#### Records with drawing code:
'''
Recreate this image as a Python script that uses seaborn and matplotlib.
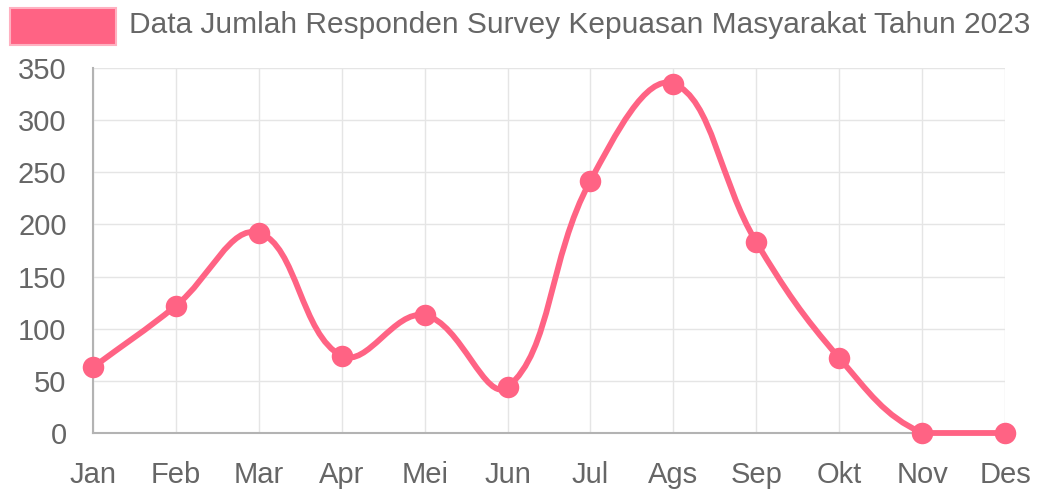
import numpy as np
import matplotlib
matplotlib.use("Agg")
import matplotlib.pyplot as plt
from matplotlib.path import Path
from matplotlib.patches import PathPatch, Rectangle
import seaborn as sns

months = ["Jan", "Feb", "Mar", "Apr", "Mei", "Jun", "Jul", "Ags", "Sep", "Okt", "Nov", "Des"]
respondents = [63, 122, 192, 74, 113, 44, 242, 335, 183, 72, 0, 0]
y_ticks = [0, 50, 100, 150, 200, 250, 300, 350]
legend_label = "Data Jumlah Responden Survey Kepuasan Masyarakat Tahun 2023"

line_color = "#ff6384"
grid_color = "#e5e5e5"
axis_color = "#b3b3b3"
text_color = "#666666"


def spline_path(xs, ys, sx, sy, ymin, ymax, tension=0.4):
    # bezier control points like Chart.js, computed in pixel space and capped to the area
    px = np.asarray(xs, float) * sx
    py = np.asarray(ys, float) * sy
    n = len(px)
    cps = []
    for i in range(n):
        p = np.array([px[max(i - 1, 0)], py[max(i - 1, 0)]])
        c = np.array([px[i], py[i]])
        q = np.array([px[min(i + 1, n - 1)], py[min(i + 1, n - 1)]])
        d01 = np.hypot(*(c - p))
        d12 = np.hypot(*(q - c))
        tot = d01 + d12
        s01 = d01 / tot if tot else 0
        s12 = d12 / tot if tot else 0
        prev_cp = c - tension * s01 * (q - p)
        next_cp = c + tension * s12 * (q - p)
        cps.append((prev_cp / [sx, sy], next_cp / [sx, sy]))
    verts = [(xs[0], ys[0])]
    codes = [Path.MOVETO]
    for i in range(n - 1):
        a = cps[i][1]
        b = cps[i + 1][0]
        verts += [(a[0], np.clip(a[1], ymin, ymax)), (b[0], np.clip(b[1], ymin, ymax)),
                  (xs[i + 1], ys[i + 1])]
        codes += [Path.CURVE4] * 3
    return Path(verts, codes)


sns.set_style("white")
plt.rcParams["font.family"] = ["Liberation Sans", "DejaVu Sans"]

fig = plt.figure(figsize=(10.38, 4.93), dpi=100)
ax = fig.add_axes([93 / 1038, 60 / 493, 912 / 1038, 365 / 493])

x = np.arange(len(months))
ax.set_xlim(0, len(months) - 1)
ax.set_ylim(0, 350)

sx = 912 / (len(months) - 1)
sy = 365 / 350
ax.add_patch(PathPatch(spline_path(x, respondents, sx, sy, 0, 350), facecolor="none",
                       edgecolor=line_color, lw=4.2, capstyle="round", joinstyle="round",
                       clip_on=False, zorder=3))

sns.scatterplot(x=x, y=respondents, ax=ax, color=line_color, s=240, edgecolor=line_color,
                linewidth=0, zorder=4, clip_on=False)

ax.set_xticks(x)
ax.set_xticklabels(months)
ax.set_yticks(y_ticks)
ax.grid(True, color=grid_color, linewidth=1)
ax.tick_params(axis="both", length=18, color=grid_color, labelcolor=text_color,
               labelsize=21, pad=1)
ax.tick_params(axis="x", pad=2)
for s in ["top", "right"]:
    ax.spines[s].set_visible(False)
for s in ["left", "bottom"]:
    ax.spines[s].set_color(axis_color)
    ax.spines[s].set_linewidth(1.5)
ax.set_axisbelow(True)

fig.patches.append(Rectangle((10 / 1038, 1 - 45 / 493), 106 / 1038, 37 / 493,
                             transform=fig.transFigure, facecolor=line_color,
                             edgecolor="#ffb1c1", linewidth=1.5))
fig.text(129 / 1038, 1 - 25 / 493, legend_label, color=text_color, fontsize=21.5,
         ha="left", va="center")

fig.savefig("out.png", dpi=100)
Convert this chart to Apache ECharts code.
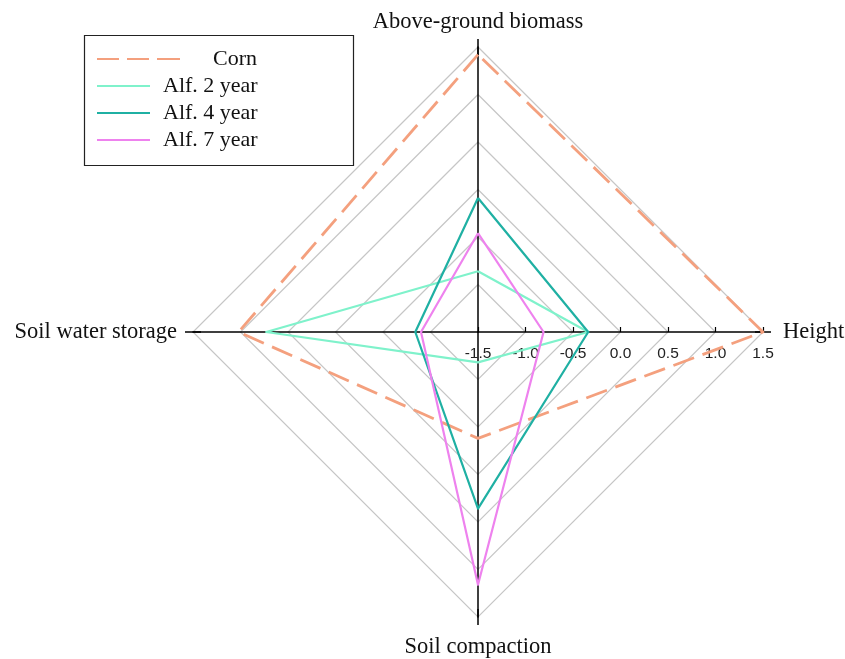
<!DOCTYPE html>
<html><head><meta charset="utf-8">
<script src="https://cdn.jsdelivr.net/npm/echarts@6/dist/echarts.min.js"></script>
<style>html,body{margin:0;padding:0;background:#fff}#c{width:845px;height:659px}</style>
</head><body><div id="c"></div>
<script>
// indicators in ECharts (counter-clockwise) order, starting at top
const indicators = ['Above-ground biomass', 'Soil water storage', 'Soil compaction', 'Height'];
const seriesNames = ['Corn', 'Alf. 2 year', 'Alf. 4 year', 'Alf. 7 year'];
const corn    = [1.42, 1.02, -0.38, 1.50];
const alf2    = [-0.86, 0.73, -1.18, -0.34];
const alf4    = [-0.09, -0.84, 0.36, -0.34];
const alf7    = [-0.46, -0.90, 1.16, -0.81];
const axisMin = -1.5, axisMax = 1.5;
const tickLabels = ['-1.5', '-1.0', '-0.5', '0.0', '0.5', '1.0', '1.5'];

const values = [corn, alf2, alf4, alf7];
const colors = ['#F4A07E', '#7FF2CB', '#1FB0A3', '#EE82EE'];
const serif = '"Liberation Serif", "Times New Roman", serif';
const nameGaps = { 'Above-ground biomass': 13, 'Soil water storage': 16, 'Soil compaction': 19, 'Height': 20 };

const chart = echarts.init(document.getElementById('c'));
chart.setOption({
  animation: false,
  backgroundColor: '#fff',
  graphic: [{
    type: 'rect', left: 82, top: 33,
    shape: { width: 269, height: 130 },
    style: { fill: 'none', stroke: '#222', lineWidth: 1.2 }
  }],
  legend: [{
    orient: 'vertical', left: 97, top: 48, padding: 0,
    data: [{ name: seriesNames[0], icon: 'path://M0,0h22v2h-22z M30,0h22v2h-22z M60,0h23v2h-23z' }],
    itemWidth: 83, itemHeight: 2.5,
    textStyle: { fontFamily: serif, fontSize: 22, lineHeight: 18, color: '#111', padding: [0, 0, 0, 28] }
  }, {
    orient: 'vertical', left: 97, top: 75, padding: 0, itemGap: 5,
    data: seriesNames.slice(1).map(n => ({ name: n, icon: 'rect' })),
    itemWidth: 53, itemHeight: 2,
    textStyle: { fontFamily: serif, fontSize: 22, lineHeight: 18, color: '#111', padding: [0, 0, 0, 8] }
  }],
  radar: {
    center: [478, 332],
    radius: 285,
    startAngle: 90,
    shape: 'polygon',
    splitNumber: 6,
    axisName: { color: '#111', fontFamily: serif, fontSize: 22.5 },
    nameGap: 17,
    indicator: indicators.map(n => {
      const ind = { name: n, min: axisMin, max: axisMax, nameGap: nameGaps[n] };
      if (n === 'Height') {
        ind.axisLabel = {
          show: true, fontFamily: '"Liberation Sans", Arial, sans-serif', fontSize: 15.5, color: '#222',
          margin: -14, verticalAlign: 'top',
          formatter: v => tickLabels[Math.round((v - axisMin) / 0.5)]
        };
        ind.axisTick = { show: true, length: 5, lineStyle: { color: '#000', width: 1.2 } };
      }
      return ind;
    }),
    axisLabel: { show: false },
    axisTick: { show: false },
    axisLine: {
      symbol: ['none', 'rect'], symbolSize: [1.5, 16],
      lineStyle: { color: '#000', width: 1.5 }
    },
    splitLine: { lineStyle: { color: '#c6c6c6', width: 1.2 } },
    splitArea: { show: false }
  },
  series: [{
    type: 'radar',
    symbol: 'none',
    data: values.map((v, i) => ({
      name: seriesNames[i],
      value: v,
      lineStyle: { color: colors[i], width: i === 0 ? 2.8 : 2.2, type: i === 0 ? [22, 9] : 'solid' },
      itemStyle: { color: colors[i] }
    }))
  }]
});
</script></body></html>
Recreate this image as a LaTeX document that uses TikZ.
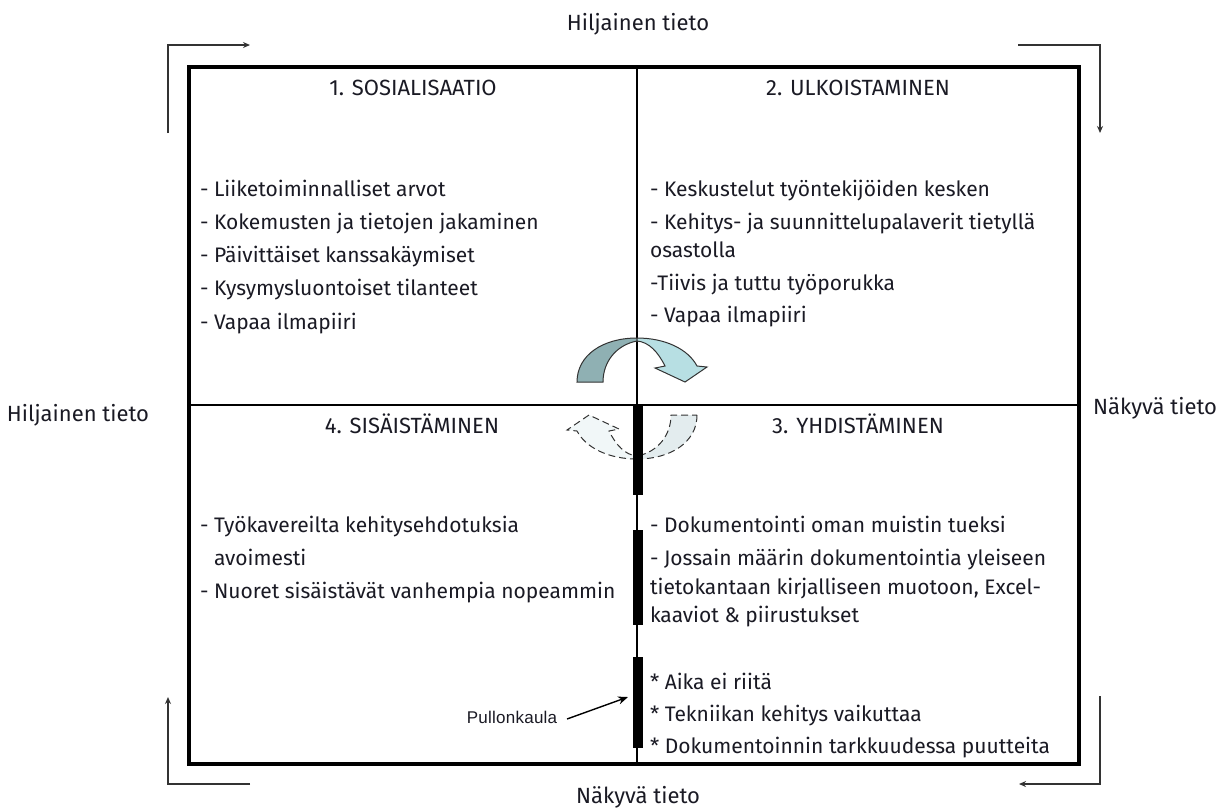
'''
Above are the records; reproduce them exactly and leave out the pictures.

#### CORRECT ANSWER:
Recreate this image as a Python script that uses seaborn and matplotlib.
import numpy as np
import matplotlib
matplotlib.use("Agg")
import matplotlib.pyplot as plt
from matplotlib.path import Path
from matplotlib.patches import PathPatch, Rectangle
import seaborn as sns

months = ["Jan", "Feb", "Mar", "Apr", "Mei", "Jun", "Jul", "Ags", "Sep", "Okt", "Nov", "Des"]
respondents = [63, 122, 192, 74, 113, 44, 242, 335, 183, 72, 0, 0]
y_ticks = [0, 50, 100, 150, 200, 250, 300, 350]
legend_label = "Data Jumlah Responden Survey Kepuasan Masyarakat Tahun 2023"

line_color = "#ff6384"
grid_color = "#e5e5e5"
axis_color = "#b3b3b3"
text_color = "#666666"


def spline_path(xs, ys, sx, sy, ymin, ymax, tension=0.4):
    # bezier control points like Chart.js, computed in pixel space and capped to the area
    px = np.asarray(xs, float) * sx
    py = np.asarray(ys, float) * sy
    n = len(px)
    cps = []
    for i in range(n):
        p = np.array([px[max(i - 1, 0)], py[max(i - 1, 0)]])
        c = np.array([px[i], py[i]])
        q = np.array([px[min(i + 1, n - 1)], py[min(i + 1, n - 1)]])
        d01 = np.hypot(*(c - p))
        d12 = np.hypot(*(q - c))
        tot = d01 + d12
        s01 = d01 / tot if tot else 0
        s12 = d12 / tot if tot else 0
        prev_cp = c - tension * s01 * (q - p)
        next_cp = c + tension * s12 * (q - p)
        cps.append((prev_cp / [sx, sy], next_cp / [sx, sy]))
    verts = [(xs[0], ys[0])]
    codes = [Path.MOVETO]
    for i in range(n - 1):
        a = cps[i][1]
        b = cps[i + 1][0]
        verts += [(a[0], np.clip(a[1], ymin, ymax)), (b[0], np.clip(b[1], ymin, ymax)),
                  (xs[i + 1], ys[i + 1])]
        codes += [Path.CURVE4] * 3
    return Path(verts, codes)


sns.set_style("white")
plt.rcParams["font.family"] = ["Liberation Sans", "DejaVu Sans"]

fig = plt.figure(figsize=(10.38, 4.93), dpi=100)
ax = fig.add_axes([93 / 1038, 60 / 493, 912 / 1038, 365 / 493])

x = np.arange(len(months))
ax.set_xlim(0, len(months) - 1)
ax.set_ylim(0, 350)

sx = 912 / (len(months) - 1)
sy = 365 / 350
ax.add_patch(PathPatch(spline_path(x, respondents, sx, sy, 0, 350), facecolor="none",
                       edgecolor=line_color, lw=4.2, capstyle="round", joinstyle="round",
                       clip_on=False, zorder=3))

sns.scatterplot(x=x, y=respondents, ax=ax, color=line_color, s=240, edgecolor=line_color,
                linewidth=0, zorder=4, clip_on=False)

ax.set_xticks(x)
ax.set_xticklabels(months)
ax.set_yticks(y_ticks)
ax.grid(True, color=grid_color, linewidth=1)
ax.tick_params(axis="both", length=18, color=grid_color, labelcolor=text_color,
               labelsize=21, pad=1)
ax.tick_params(axis="x", pad=2)
for s in ["top", "right"]:
    ax.spines[s].set_visible(False)
for s in ["left", "bottom"]:
    ax.spines[s].set_color(axis_color)
    ax.spines[s].set_linewidth(1.5)
ax.set_axisbelow(True)

fig.patches.append(Rectangle((10 / 1038, 1 - 45 / 493), 106 / 1038, 37 / 493,
                             transform=fig.transFigure, facecolor=line_color,
                             edgecolor="#ffb1c1", linewidth=1.5))
fig.text(129 / 1038, 1 - 25 / 493, legend_label, color=text_color, fontsize=21.5,
         ha="left", va="center")

fig.savefig("out.png", dpi=100)
Convert this chart to Apache ECharts code.
<!DOCTYPE html>
<html><head><meta charset="utf-8">
<script src="https://cdn.jsdelivr.net/npm/echarts@6/dist/echarts.min.js"></script>
<style>html,body{margin:0;padding:0;background:#fff}#c{width:845px;height:659px}</style>
</head><body><div id="c"></div>
<script>
// indicators in ECharts (counter-clockwise) order, starting at top
const indicators = ['Above-ground biomass', 'Soil water storage', 'Soil compaction', 'Height'];
const seriesNames = ['Corn', 'Alf. 2 year', 'Alf. 4 year', 'Alf. 7 year'];
const corn    = [1.42, 1.02, -0.38, 1.50];
const alf2    = [-0.86, 0.73, -1.18, -0.34];
const alf4    = [-0.09, -0.84, 0.36, -0.34];
const alf7    = [-0.46, -0.90, 1.16, -0.81];
const axisMin = -1.5, axisMax = 1.5;
const tickLabels = ['-1.5', '-1.0', '-0.5', '0.0', '0.5', '1.0', '1.5'];

const values = [corn, alf2, alf4, alf7];
const colors = ['#F4A07E', '#7FF2CB', '#1FB0A3', '#EE82EE'];
const serif = '"Liberation Serif", "Times New Roman", serif';
const nameGaps = { 'Above-ground biomass': 13, 'Soil water storage': 16, 'Soil compaction': 19, 'Height': 20 };

const chart = echarts.init(document.getElementById('c'));
chart.setOption({
  animation: false,
  backgroundColor: '#fff',
  graphic: [{
    type: 'rect', left: 82, top: 33,
    shape: { width: 269, height: 130 },
    style: { fill: 'none', stroke: '#222', lineWidth: 1.2 }
  }],
  legend: [{
    orient: 'vertical', left: 97, top: 48, padding: 0,
    data: [{ name: seriesNames[0], icon: 'path://M0,0h22v2h-22z M30,0h22v2h-22z M60,0h23v2h-23z' }],
    itemWidth: 83, itemHeight: 2.5,
    textStyle: { fontFamily: serif, fontSize: 22, lineHeight: 18, color: '#111', padding: [0, 0, 0, 28] }
  }, {
    orient: 'vertical', left: 97, top: 75, padding: 0, itemGap: 5,
    data: seriesNames.slice(1).map(n => ({ name: n, icon: 'rect' })),
    itemWidth: 53, itemHeight: 2,
    textStyle: { fontFamily: serif, fontSize: 22, lineHeight: 18, color: '#111', padding: [0, 0, 0, 8] }
  }],
  radar: {
    center: [478, 332],
    radius: 285,
    startAngle: 90,
    shape: 'polygon',
    splitNumber: 6,
    axisName: { color: '#111', fontFamily: serif, fontSize: 22.5 },
    nameGap: 17,
    indicator: indicators.map(n => {
      const ind = { name: n, min: axisMin, max: axisMax, nameGap: nameGaps[n] };
      if (n === 'Height') {
        ind.axisLabel = {
          show: true, fontFamily: '"Liberation Sans", Arial, sans-serif', fontSize: 15.5, color: '#222',
          margin: -14, verticalAlign: 'top',
          formatter: v => tickLabels[Math.round((v - axisMin) / 0.5)]
        };
        ind.axisTick = { show: true, length: 5, lineStyle: { color: '#000', width: 1.2 } };
      }
      return ind;
    }),
    axisLabel: { show: false },
    axisTick: { show: false },
    axisLine: {
      symbol: ['none', 'rect'], symbolSize: [1.5, 16],
      lineStyle: { color: '#000', width: 1.5 }
    },
    splitLine: { lineStyle: { color: '#c6c6c6', width: 1.2 } },
    splitArea: { show: false }
  },
  series: [{
    type: 'radar',
    symbol: 'none',
    data: values.map((v, i) => ({
      name: seriesNames[i],
      value: v,
      lineStyle: { color: colors[i], width: i === 0 ? 2.8 : 2.2, type: i === 0 ? [22, 9] : 'solid' },
      itemStyle: { color: colors[i] }
    }))
  }]
});
</script></body></html>
Recreate this image as a LaTeX document that uses TikZ.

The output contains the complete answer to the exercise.